2015 GSA Annual Meeting in Baltimore, Maryland, USA (1-4 November 2015)

Paper No. 40-15
Presentation Time: 9:00 AM-5:30 PM


MAHARJAN, Dev, Geoscience, University of Nevada Las Vegas, 4505 S Maryland Pkwy, Las Vegas, NV 89154-4010, JIANG, Ganqing, Department of Geoscience, University of Nevada, Las Vegas, NV 89154-4010 and PENG, Yongbo, Geoscience, Louisiana State Universtiy, Baton Rouge, LA 70803, devkmaharjan@gmail.com

The Early Mississippian strata host a large carbon isotope (δ13C) excursion with a magnitude of ≥ 5‰ that has been documented from numerous sections across the globe. This δ13C excursion, informally named as the TICE (Tournaisian carbon isotope excursion), coincides with global cooling and sea-level fall and predicts significant changes in weathering fluxes and the inventory of oceanic sulfate. However, sparsely available sulfate sulfur isotope data (δ34SCAS) across the TICE in literature seem not to be responsive to the perturbation of the carbon cycle. To better understand the coupling of sulfur and carbon cycles at this critical greenhouse-icehouse transition, we have analyzed paired sulfur isotopes of CAS (δ34SCAS) and pyrite (δ34Spyr) from two Early Mississippian sections in the southern Great Basin of western USA. The two sections represent peritidal and outer shelf environments of a west-dipping carbonate platform. In both sections, middle–late Kinderhookian strata show stable δ34SCAS and δ34Spyr and constant sulfur isotope fractionations (D34S = δ34SCAS - δ34Spyr), suggesting that the sulfur cycle was “decoupled” from the carbon cycle at the rising limb of the δ13C excursion. A significant increase of sulfur isotope fractionation (up to 45‰) occurs near the peak of the δ13C excursion in the outer shelf section, followed by a decrease in both δ34SCAS and δ34Spyr at the falling limb of the δ13C excursion.
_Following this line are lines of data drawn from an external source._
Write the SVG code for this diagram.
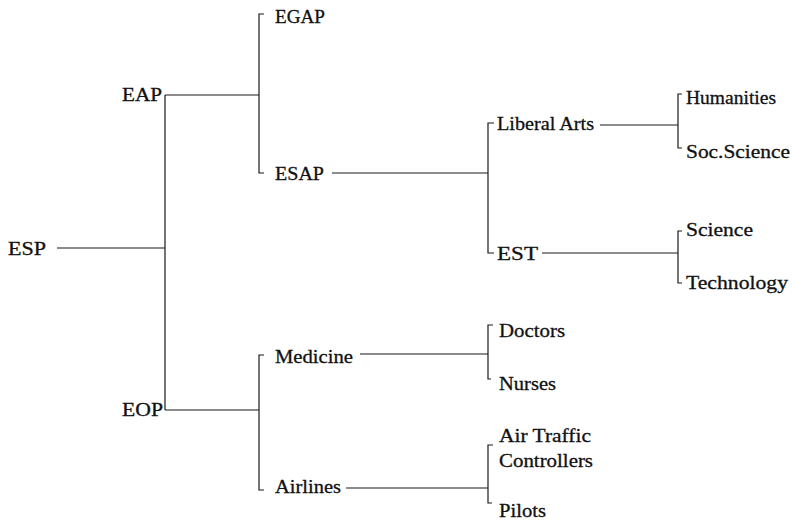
<svg xmlns="http://www.w3.org/2000/svg" width="792" height="520" viewBox="0 0 792 520">
<style>
text{font-family:"Liberation Serif","Times New Roman",serif;font-size:19px;fill:#111;stroke:#111;stroke-width:0.3}
.c path{fill:none;stroke:#1a1a1a;stroke-width:1.2}
</style>
<rect width="792" height="520" fill="#fff"/>
<g class="c" id="connectors">
<path d="M57 248H165M165 95V410M165 95H259M165 410H259"/>
<path d="M264 14H259V173H264M332 173H488"/>
<path d="M494 123H488V253H494M600 125H678M542 253H678"/>
<path d="M682 94H678V148H682M682 231H678V283H682"/>
<path d="M264 355H259V490H264M360 354H488M346 488H488"/>
<path d="M493 325H488V379H491M493 445H488V503H492"/>
</g>
<g id="ESP"><text x="8" y="255" textLength="38" lengthAdjust="spacingAndGlyphs">ESP</text></g>
<g id="EAP"><text x="122" y="101" textLength="40" lengthAdjust="spacingAndGlyphs">EAP</text></g>
<g id="EOP"><text x="122" y="416" textLength="41" lengthAdjust="spacingAndGlyphs">EOP</text></g>
<g id="EGAP"><text x="275" y="23" textLength="50" lengthAdjust="spacingAndGlyphs">EGAP</text></g>
<g id="ESAP"><text x="275" y="180" textLength="49" lengthAdjust="spacingAndGlyphs">ESAP</text></g>
<g id="LiberalArts"><text x="497" y="130" textLength="97" lengthAdjust="spacingAndGlyphs">Liberal Arts</text></g>
<g id="EST"><text x="497" y="260" textLength="41" lengthAdjust="spacingAndGlyphs">EST</text></g>
<g id="Humanities"><text x="686" y="104" textLength="90" lengthAdjust="spacingAndGlyphs">Humanities</text></g>
<g id="SocScience"><text x="686" y="158" textLength="104" lengthAdjust="spacingAndGlyphs">Soc.Science</text></g>
<g id="Science"><text x="686" y="236" textLength="67" lengthAdjust="spacingAndGlyphs">Science</text></g>
<g id="Technology"><text x="686" y="289" textLength="102" lengthAdjust="spacingAndGlyphs">Technology</text></g>
<g id="Medicine"><text x="275" y="363" textLength="78" lengthAdjust="spacingAndGlyphs">Medicine</text></g>
<g id="Airlines"><text x="275" y="493" textLength="66" lengthAdjust="spacingAndGlyphs">Airlines</text></g>
<g id="Doctors"><text x="499" y="337" textLength="66" lengthAdjust="spacingAndGlyphs">Doctors</text></g>
<g id="Nurses"><text x="499" y="390" textLength="57" lengthAdjust="spacingAndGlyphs">Nurses</text></g>
<g id="AirTrafficControllers"><text x="499" y="442" textLength="92" lengthAdjust="spacingAndGlyphs">Air Traffic</text><text x="499" y="467" textLength="94" lengthAdjust="spacingAndGlyphs">Controllers</text></g>
<g id="Pilots"><text x="499" y="517" textLength="47" lengthAdjust="spacingAndGlyphs">Pilots</text></g>
</svg>
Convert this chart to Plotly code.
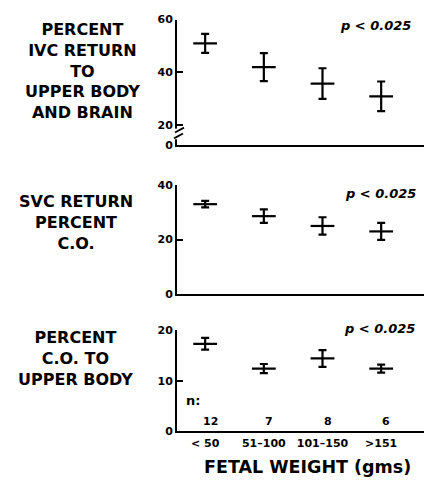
import plotly.graph_objects as go

W, H = 424, 487

categories = ["< 50", "51–100", "101–150", ">151"]
n_counts = [12, 7, 8, 6]

ivc_mean = [51.0, 42.0, 35.8, 31.0]
ivc_err = [3.6, 5.3, 5.8, 5.6]

svc_mean = [33.0, 28.6, 25.0, 23.0]
svc_err = [1.2, 2.5, 3.2, 3.1]

co_mean = [17.3, 12.4, 14.4, 12.4]
co_err = [1.15, 0.9, 1.65, 0.8]

p_text = "p < 0.025"
FONT = "DejaVu Sans"


def px(x):
    return x / W


def py(y):
    return 1 - y / H


fig = go.Figure()

for i, (m, e) in enumerate([(ivc_mean, ivc_err), (svc_mean, svc_err), (co_mean, co_err)]):
    sfx = "" if i == 0 else str(i + 1)
    fig.add_trace(go.Scatter(
        x=categories, y=m, mode="markers",
        marker=dict(symbol="line-ew-open", size=17, color="black",
                    line=dict(width=2.2, color="black")),
        error_y=dict(type="data", array=e, visible=True, color="black",
                     thickness=2.2, width=4),
        xaxis="x" + sfx, yaxis="y" + sfx, showlegend=False, hoverinfo="skip",
    ))

xdom = [px(177), 1.0]
common_x = dict(type="category", range=[-0.48, 3.73], showline=True, linewidth=2,
                linecolor="black", showgrid=False, zeroline=False, ticks="",
                fixedrange=True)
common_y = dict(showline=True, linewidth=2, linecolor="black", showgrid=False,
                zeroline=False, ticks="inside", ticklen=6, tickwidth=2,
                tickcolor="black",
                tickfont=dict(family=FONT, size=11, color="black", weight="bold"))

layout = dict(
    width=W, height=H, margin=dict(l=0, r=0, t=0, b=0),
    paper_bgcolor="white", plot_bgcolor="white",
    xaxis=dict(domain=xdom, anchor="y", showticklabels=False, **common_x),
    xaxis2=dict(domain=xdom, anchor="y2", showticklabels=False, **common_x),
    xaxis3=dict(domain=xdom, anchor="y3", showticklabels=True,
                tickfont=dict(family=FONT, size=11, color="black", weight="bold"),
                **common_x),
    yaxis=dict(domain=[py(143), py(14)], anchor="x", range=[12.5, 60],
               tickvals=[12.5, 20, 40, 60], ticktext=["0", "20", "40", "60"],
               **common_y),
    yaxis2=dict(domain=[py(296), py(184)], anchor="x2", range=[0, 40],
                tickvals=[0, 20, 40], **common_y),
    yaxis3=dict(domain=[py(437), py(333)], anchor="x3", range=[0, 20],
                tickvals=[0, 10, 20], **common_y),
)
fig.update_layout(**layout)

lab_font = dict(family=FONT, size=16, color="black", weight="bold")
ann = []
ann.append(dict(text="PERCENT<br>IVC RETURN<br>TO<br>UPPER BODY<br>AND BRAIN",
                x=px(82), y=py(67), xref="paper", yref="paper", showarrow=False,
                align="center", font=lab_font, xanchor="center", yanchor="middle"))
ann.append(dict(text="SVC RETURN<br>PERCENT<br>C.O.",
                x=px(76), y=py(222), xref="paper", yref="paper", showarrow=False,
                align="center", font=lab_font, xanchor="center", yanchor="middle"))
ann.append(dict(text="PERCENT<br>C.O. TO<br>UPPER BODY",
                x=px(75), y=py(362), xref="paper", yref="paper", showarrow=False,
                align="center", font=lab_font, xanchor="center", yanchor="middle"))

p_font = dict(family=FONT, size=13, color="black", weight="bold", style="italic")
for (xc, yc) in [(375, 20), (380, 193), (379, 331)]:
    ann.append(dict(text=p_text, x=px(xc), y=py(yc), xref="paper", yref="paper",
                    showarrow=False, font=p_font, xanchor="center", yanchor="middle"))

ann.append(dict(text="n:", x=px(193), y=py(405), xref="paper", yref="paper",
                showarrow=False, font=dict(family=FONT, size=13, color="black", weight="bold"),
                xanchor="center", yanchor="middle"))
for c, n in zip(categories, n_counts):
    ann.append(dict(text=str(n), x=c, y=py(427), xref="x3", yref="paper",
                    showarrow=False, font=dict(family=FONT, size=11, color="black", weight="bold"),
                    xanchor="center", yanchor="middle", xshift=5))

ann.append(dict(text="FETAL WEIGHT (gms)", x=px(307), y=py(474), xref="paper", yref="paper",
                showarrow=False, font=dict(family=FONT, size=17.5, color="black", weight="bold"),
                xanchor="center", yanchor="middle"))
fig.update_layout(annotations=ann)

# axis break on top panel: gap in the axis line plus two slashes
fig.add_shape(type="line", xref="paper", yref="paper",
              x0=px(177), y0=py(126), x1=px(177), y1=py(137),
              line=dict(color="white", width=4))
fig.add_shape(type="line", xref="paper", yref="paper",
              x0=px(175), y0=py(130), x1=px(184), y1=py(125),
              line=dict(color="black", width=1.8))
fig.add_shape(type="line", xref="paper", yref="paper",
              x0=px(174), y0=py(136), x1=px(183), y1=py(131),
              line=dict(color="black", width=1.8))

fig.write_html("out.html")
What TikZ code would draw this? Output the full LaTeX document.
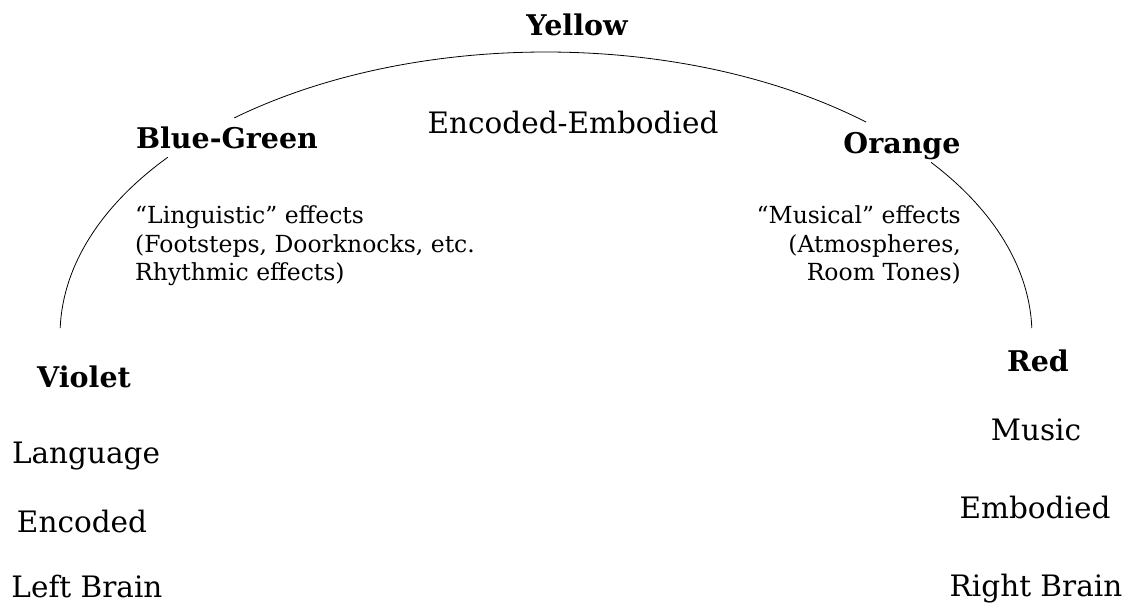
\documentclass[tikz,border=0pt]{standalone}
\usepackage{fontspec}
\setmainfont{DejaVu Serif}
\tikzset{
  lbl/.style={inner sep=0pt, anchor=base, font=\fontsize{29.5pt}{34pt}\selectfont},
  head/.style={inner sep=0pt, anchor=base, font=\fontsize{28.5pt}{32pt}\selectfont\bfseries},
  small/.style={inner sep=0pt, font=\fontsize{23.5pt}{28pt}\selectfont},
  arcline/.style={line width=0.8pt, black}
}
\begin{document}
\begin{tikzpicture}[x=1pt,y=-1pt]
\useasboundingbox (0,0) rectangle (1129,602);
% headings
\node[head] (yellow) at (577,36) {Yellow};
\node[head] (bluegreen) at (227,148) {Blue-Green};
\node[head] (orange) at (902,153) {Orange};
\node[head] (violet) at (84,387) {Violet};
\node[head] (red) at (1038,371) {Red};
% centre label
\node[lbl] (encemb) at (573,133) {Encoded-Embodied};
% left column
\node[lbl] (language) at (86,463) {Language};
\node[lbl] (encoded) at (82,532) {Encoded};
\node[lbl] (leftbrain) at (87,597) {Left Brain};
% right column
\node[lbl] (music) at (1036,440) {Music};
\node[lbl] (embodied) at (1035,518) {Embodied};
\node[lbl] (rightbrain) at (1036,596) {Right Brain};
% small blocks
\node[small, anchor=base west] (ling1) at (135,223) {“Linguistic” effects};
\node[small, anchor=base west] (ling2) at (135,252) {(Footsteps, Doorknocks, etc.};
\node[small, anchor=base west] (ling3) at (135,280) {Rhythmic effects)};
\node[small, anchor=base east] (mus1) at (961,223) {“Musical” effects};
\node[small, anchor=base east] (mus2) at (961,252) {(Atmospheres,};
\node[small, anchor=base east] (mus3) at (961,280) {Room Tones)};
% the arc (one ellipse, broken at the labels)
\coordinate (c) at (546,335);
\draw[arcline] ([shift={(48.8:486pt and 283pt)}]c) arc[start angle=48.8, end angle=129.9, x radius=486pt, y radius=283pt];
\draw[arcline] ([shift={(141.1:486pt and 283pt)}]c) arc[start angle=141.1, end angle=178.6, x radius=486pt, y radius=283pt];
\draw[arcline] ([shift={(37.6:486pt and 283pt)}]c) arc[start angle=37.6, end angle=1.4, x radius=486pt, y radius=283pt];
\end{tikzpicture}
\end{document}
The increase of sulfur isotope fractionation at the peak of the δ13C excursion suggest maximum primary production and organic carbon burial that may have led to expansion of anoxia/euxinia and pyrite burial. The decrease of δ34SCAS and δ34Spyr at the falling limb of the δ13C excursion suggests a significant increase of pyrite-derived sulfate input in response to global cooling and oxygenation, which is an anticipated outcome of enhanced organic carbon and pyrite burial associated with the δ13C excursion. Collectively, the data suggest that the Early Mississippian sulfur and carbon cycles were coupled. The seemly “decoupled” δ34S and δ13C at the rising limb of the TICE may record a delayed response of sulfur to the carbon cycle due to the much longer resident time of sulfur in the ocean.